Your business model needs real-time analytics (e.g., eCommerce, IoT)
Certain operations demand swift insights from high-velocity streaming data. For instance, sensor data analysis in IoT or real-time fraud detection in e-commerce. A data lakehouse can ingest, process, and transform that data for query in near real-time.
Choosing the Right Architecture for the Future

So, which path will truly lead your enterprise to data mastery?
There’s no single winner in the data lakehouse vs data warehouse debate. The optimal choice depends upon various factors, including your unique data needs, existing infrastructure, and future goals.
The real question is—are you all in to critically assess your strategy and consequently invest in the architecture that will truly propel your business forward?
At Aegis Softtech, we help you evaluate, build, and migrate to cloud-native data platforms on these parameters and more.

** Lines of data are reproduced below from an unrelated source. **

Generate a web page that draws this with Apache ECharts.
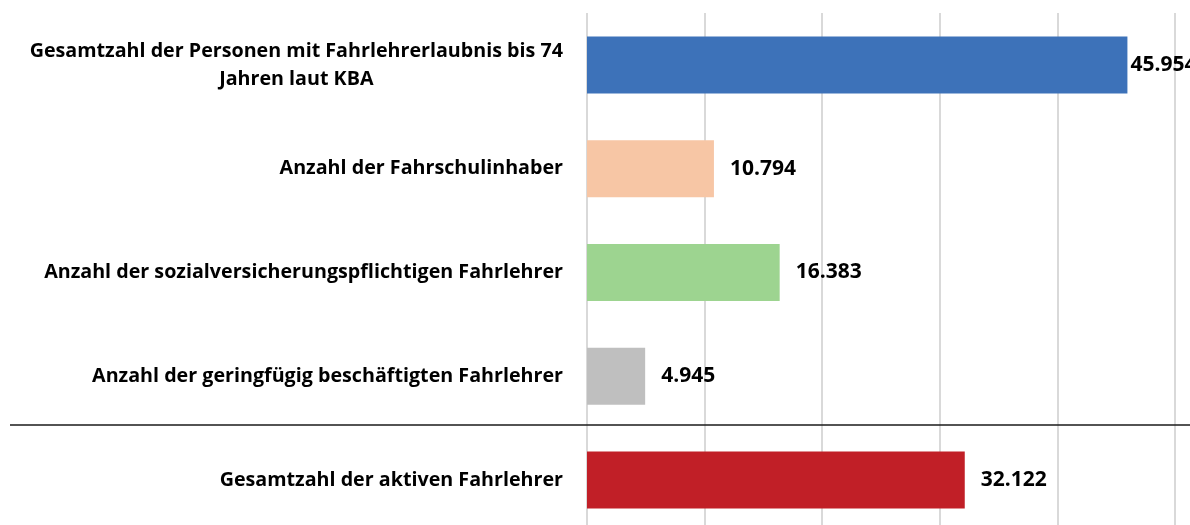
<!DOCTYPE html>
<html>
<head>
<meta charset="utf-8">
<script src="https://cdn.jsdelivr.net/npm/echarts@6/dist/echarts.min.js"></script>
<style>
  html, body { margin: 0; padding: 0; background: #ffffff; }
  #chart { width: 1190px; height: 525px; }
</style>
</head>
<body>
<div id="chart"></div>
<script>
  // categories top to bottom
  const categories = [
    "Gesamtzahl der Personen mit Fahrlehrerlaubnis bis 74\nJahren laut KBA",
    "Anzahl der Fahrschulinhaber",
    "Anzahl der sozialversicherungspflichtigen Fahrlehrer",
    "Anzahl der geringfügig beschäftigten Fahrlehrer",
    "Gesamtzahl der aktiven Fahrlehrer"
  ];
  const values = [45954, 10794, 16383, 4945, 32122];
  const barColors = ["#3d72b9", "#f7c6a5", "#9dd490", "#bfbfbf", "#c11f27"];

  const fmt = v => v.toLocaleString("de-DE");
  const FONT = "Open Sans";

  const chart = echarts.init(document.getElementById("chart"));

  const option = {
    animation: false,
    textStyle: { fontFamily: FONT },
    grid: {
      left: 587,
      right: 15,
      top: 13,
      height: 519,
      outerBoundsMode: "none"
    },
    xAxis: {
      type: "value",
      min: 0,
      max: 50000,
      interval: 10000,
      axisLabel: { show: false },
      axisLine: { show: false },
      axisTick: { show: false },
      splitLine: { lineStyle: { color: "#d9d9d9", width: 2 } }
    },
    yAxis: {
      type: "category",
      inverse: true,
      data: categories,
      axisLine: { show: false },
      axisTick: { show: false },
      axisLabel: {
        margin: 24,
        color: "#000",
        fontWeight: "bold",
        fontSize: 19.7,
        lineHeight: 28,
        formatter: function (v) {
          return v.split("\n").map(s => "{c|" + s + "}").join("\n");
        },
        rich: {
          c: { align: "center", fontWeight: "bold", fontSize: 19.7, color: "#000", fontFamily: FONT, lineHeight: 28 }
        }
      }
    },
    series: [{
      type: "bar",
      barWidth: 57,
      data: values.map((v, i) => ({
        value: v,
        itemStyle: { color: barColors[i] },
        label: i === 0 ? { distance: 3 } : undefined
      })),
      label: {
        show: true,
        position: "right",
        distance: 16,
        color: "#000",
        fontWeight: "bold",
        fontSize: 21,
        fontFamily: FONT,
        formatter: p => fmt(p.value)
      }
    }],
    graphic: [{
      type: "line",
      shape: { x1: 10, y1: 425, x2: 1190, y2: 425 },
      style: { stroke: "#1a1a1a", lineWidth: 1.5 },
      z: 10
    }]
  };

  chart.setOption(option);
</script>
</body>
</html>
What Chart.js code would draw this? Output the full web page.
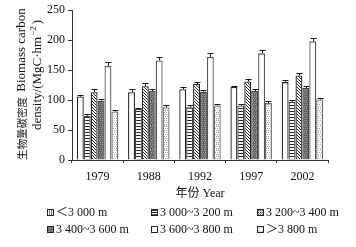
<!DOCTYPE html>
<html><head><meta charset="utf-8">
<script src="https://cdn.jsdelivr.net/npm/chart.js@4.4.0/dist/chart.umd.min.js"></script>
<style>
html,body{margin:0;padding:0;background:#fff;}
#wrap{position:relative;width:356px;height:247px;overflow:hidden;}
#c{position:absolute;left:0;top:0;}
.lg{position:absolute;font:12px "Liberation Serif","Noto Sans CJK SC",serif;color:#111;white-space:nowrap;line-height:14px;}
.lg canvas{width:7px;height:7px;display:inline-block;vertical-align:-0px;margin-right:2px;border:1px solid #222;box-sizing:border-box;}
</style></head>
<body><div id="wrap"><canvas id="c" width="356" height="210"></canvas><div id="legend"></div></div>
<script>
const years = ['1979', '1988', '1992', '1997', '2002'];
const seriesNames = ['＜3 000 m', '3 000~3 200 m', '3 200~3 400 m', '3 400~3 600 m', '3 600~3 800 m', '＞3 800 m'];
const xTitleText = '年份 Year';
const below3000 = [106, 113, 118, 122, 130];
const from3000to3200 = [74, 85, 88, 91, 97];
const from3200to3400 = [113, 123, 127, 131, 141];
const from3400to3600 = [99, 115, 114, 115, 120];
const from3600to3800 = [157, 166, 172, 178, 198];
const above3800 = [81, 88, 91, 95, 101];
const err1 = [2, 5, 4, 2, 3];
const err2 = [3, 2, 3, 3, 3];
const err3 = [5, 5, 4, 5, 5];
const err4 = [3, 3, 2, 4, 4];
const err5 = [6, 6, 6, 6, 6];
const err6 = [2, 3, 3, 3, 3];
const yTicks = [0, 50, 100, 150, 200, 250];

function makePattern(kind){
  const s = 6;
  const cv = document.createElement('canvas'); cv.width = s; cv.height = s;
  const g = cv.getContext('2d');
  g.fillStyle = '#fff'; g.fillRect(0,0,s,s);
  g.fillStyle = '#222';
  if (kind === 'horiz'){ for (let y=0;y<s;y+=3) g.fillRect(0,y,s,1); }
  if (kind === 'diag'){
    for (let i=0;i<s;i++){ g.fillRect(i,i,1,1); g.fillRect(i,(i+3)%s,1,1); }
  }
  if (kind === 'dark'){
    g.fillStyle = '#666'; g.fillRect(0,0,s,s);
    g.fillStyle = '#999';
    for (let y=0;y<s;y+=2) for (let x=(y/2)%2;x<s;x+=2) g.fillRect(x,y,1,1);
  }
  if (kind === 'dots'){
    g.fillStyle = '#aaa';
    for (let y=0;y<s;y+=2) for (let x=(y/2)%2;x<s;x+=2) g.fillRect(x,y,1,1);
  }
  return cv;
}
const kinds = ['vert','horiz','diag','dark','white','dots'];
const ctxMain = document.getElementById('c').getContext('2d');
const fills = kinds.map(k => ctxMain.createPattern(makePattern(k), 'repeat'));
const borderCols = ['#222','#444','#222','#444','#555','#666'];

const values = [below3000, from3000to3200, from3200to3400, from3400to3600, from3600to3800, above3800];
const errs = [err1, err2, err3, err4, err5, err6];

const datasets = values.map((v,i) => ({
  label: seriesNames[i], data: v, errors: errs[i],
  backgroundColor: fills[i], borderColor: borderCols[i], borderWidth: 1.3,
  categoryPercentage: 0.81, barPercentage: 1.0
}));

const SERIF = '"Liberation Serif", "Noto Sans CJK SC", serif';

const errorBars = {
  id: 'errorBars',
  afterDatasetsDraw(chart){
    const c = chart.ctx, ys = chart.scales.y;
    c.save(); c.strokeStyle = '#111'; c.lineWidth = 1;
    chart.data.datasets.forEach((ds, di) => {
      const meta = chart.getDatasetMeta(di);
      meta.data.forEach((el, j) => {
        const v = ds.data[j], e = ds.errors[j];
        const yt = Math.round(ys.getPixelForValue(v + e)) + 0.5;
        const yb = ys.getPixelForValue(v);
        const x = Math.round(el.x) + 0.5;
        c.beginPath(); c.moveTo(x, yb); c.lineTo(x, yt);
        c.moveTo(x - 3, yt); c.lineTo(x + 3, yt); c.stroke();
      });
    });
    c.restore();
  }
};

const titles = {
  id: 'titles',
  afterDraw(chart){
    const c = chart.ctx, ca = chart.chartArea;
    c.save(); c.fillStyle = '#111';
    c.textBaseline = 'middle'; c.textAlign = 'center';
    c.font = '12px ' + SERIF;
    c.fillText(xTitleText, (ca.left + ca.right) / 2, 194);
    c.rotate(-Math.PI/2);
    c.textAlign = 'left';
    c.font = '10.5px "Noto Sans CJK SC", sans-serif';
    const cn = '生物量碳密度';
    c.fillText(cn, -160, 22);
    const w1 = c.measureText(cn).width;
    c.font = '13px ' + SERIF;
    c.fillText(' Biomass carbon', -160 + w1 + 2, 22);
    const t2 = 'density/(MgC·hm';
    c.fillText(t2, -130, 38);
    const w2 = c.measureText(t2).width;
    c.font = '9px ' + SERIF;
    c.fillText('−2', -130 + w2 + 1, 34);
    c.font = '13px ' + SERIF;
    c.fillText(')', -130 + w2 + 1 + c.measureText('−2').width*0.7 + 2, 38);
    c.restore();
  }
};

new Chart(ctxMain, {
  type: 'bar',
  data: { labels: years, datasets },
  options: {
    responsive: false, animation: false,
    layout: { padding: { top: 6, right: 28, left: 0, bottom: 0 } },
    plugins: { legend: { display: false }, tooltip: { enabled: false } },
    scales: {
      x: {
        grid: { drawOnChartArea: false, drawTicks: true, tickLength: 3, color: '#333' },
        border: { color: '#333', width: 1 },
        ticks: { color: '#111', font: { family: SERIF, size: 12 }, padding: 7 },
        title: { display: false },
        afterFit(s){ s.height = 50; }
      },
      y: {
        min: 0, max: 250,
        afterBuildTicks(s){ s.ticks = yTicks.map(v => ({ value: v })); },
        grid: { drawOnChartArea: false, drawTicks: true, tickLength: 4, color: '#333' },
        border: { color: '#333', width: 1 },
        ticks: { color: '#111', font: { family: SERIF, size: 12 }, padding: 3 },
        afterFit(s){ s.width = 72; }
      }
    }
  },
  plugins: [errorBars, titles]
});

const legPos = [[47,205],[151,205],[257,205],[47,222],[151,222],[257,222]];
const leg = document.getElementById('legend');
seriesNames.forEach((n,i) => {
  const d = document.createElement('div'); d.className = 'lg';
  d.style.left = legPos[i][0] + 'px'; d.style.top = legPos[i][1] + 'px';
  const ic = document.createElement('canvas'); ic.width = 7; ic.height = 7;
  const g = ic.getContext('2d');
  g.fillStyle = g.createPattern(makePattern(kinds[i]), 'repeat'); g.fillRect(0,0,7,7);
  if (i === 0){ g.fillStyle = '#222'; g.fillRect(2,0,1,7); g.fillRect(4,0,1,7); }
  d.appendChild(ic);
  d.appendChild(document.createTextNode(n));
  leg.appendChild(d);
});
</script></body></html>
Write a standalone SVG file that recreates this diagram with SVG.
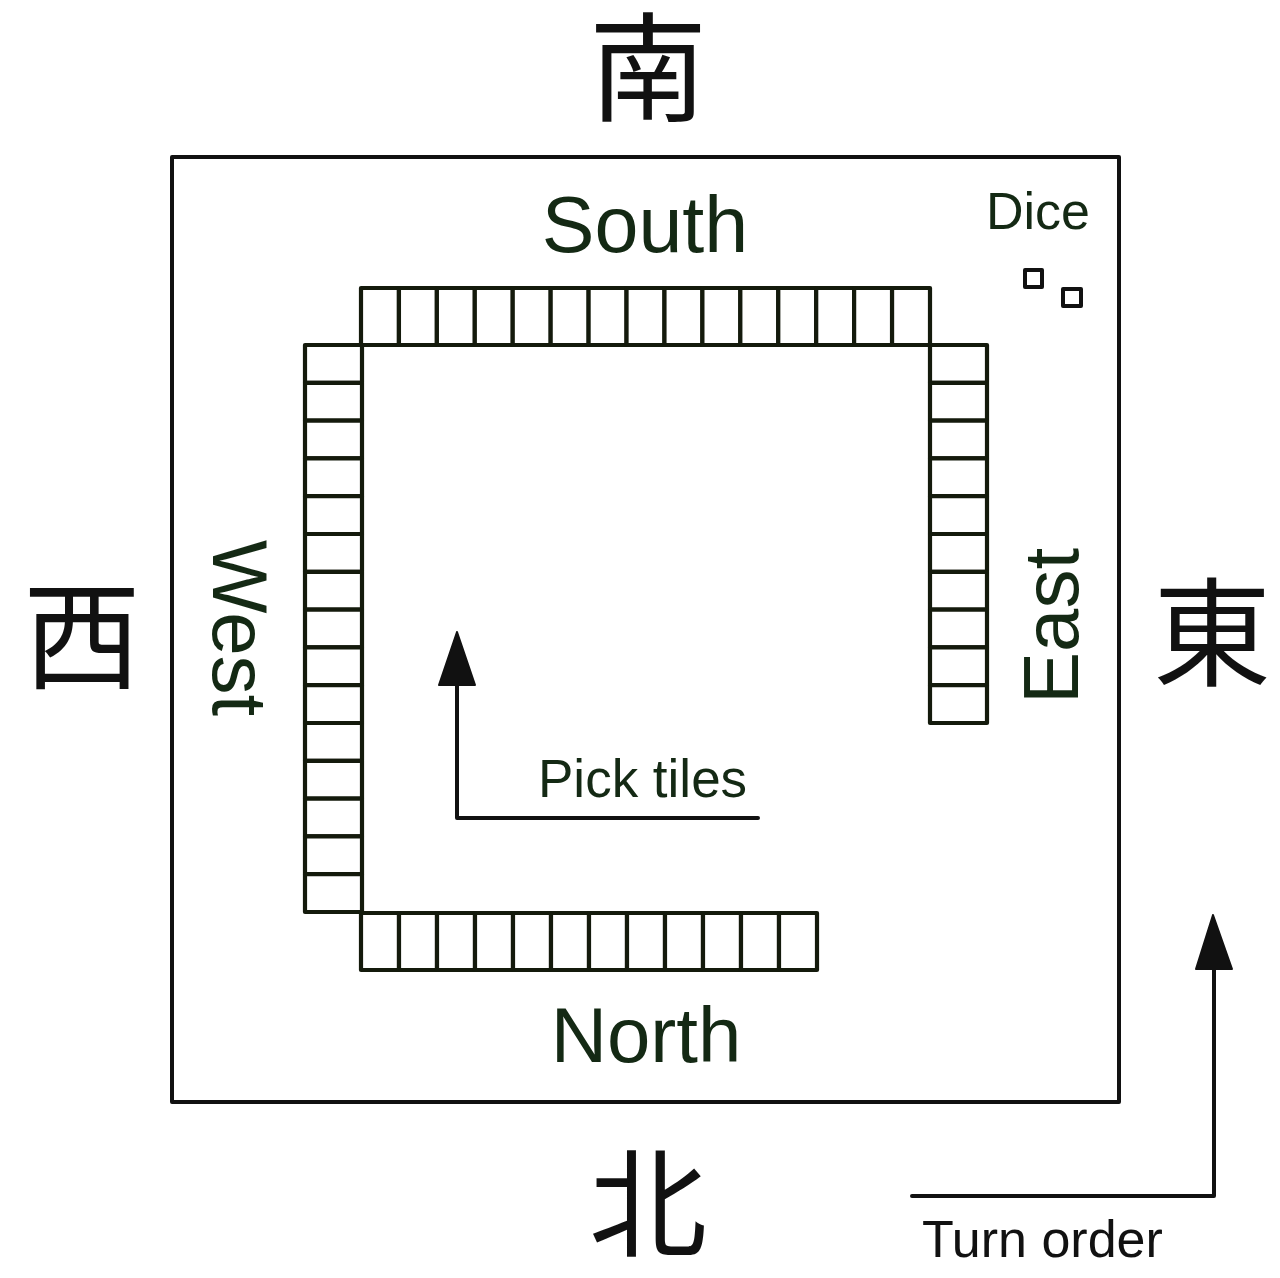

Whether you're modernizing a legacy warehouse or evaluating a move to a hybrid or lakehouse model, our data warehousing consultants provide clear, client-focused guidance.
FAQs
Q1. What is the difference between a data warehouse vs data lake vs lakehouse?
The key difference lies in data structure and use cases:
- A data warehouse is designed for structured data and business intelligence.
- A data lake stores all data types (including structured, semi-structured, and unstructured data) for flexibility and scale.
- A data lakehouse combines the best of both these architectures. It offers the performance and structure of a warehouse with the scalability and low-cost storage of a lake.
Q2. Can a data lakehouse replace a data warehouse?
Yes, a data lakehouse can potentially replace a data warehouse for many modern use cases. It offers quite a similar performance but with added flexibility for advanced analytics and unstructured data.
Q3. Is Databricks a data warehouse or lakehouse?
Databricks is a data lakehouse platform. It amalgamates the scalable storage of a data lake and the structured performance and governance features of a data warehouse.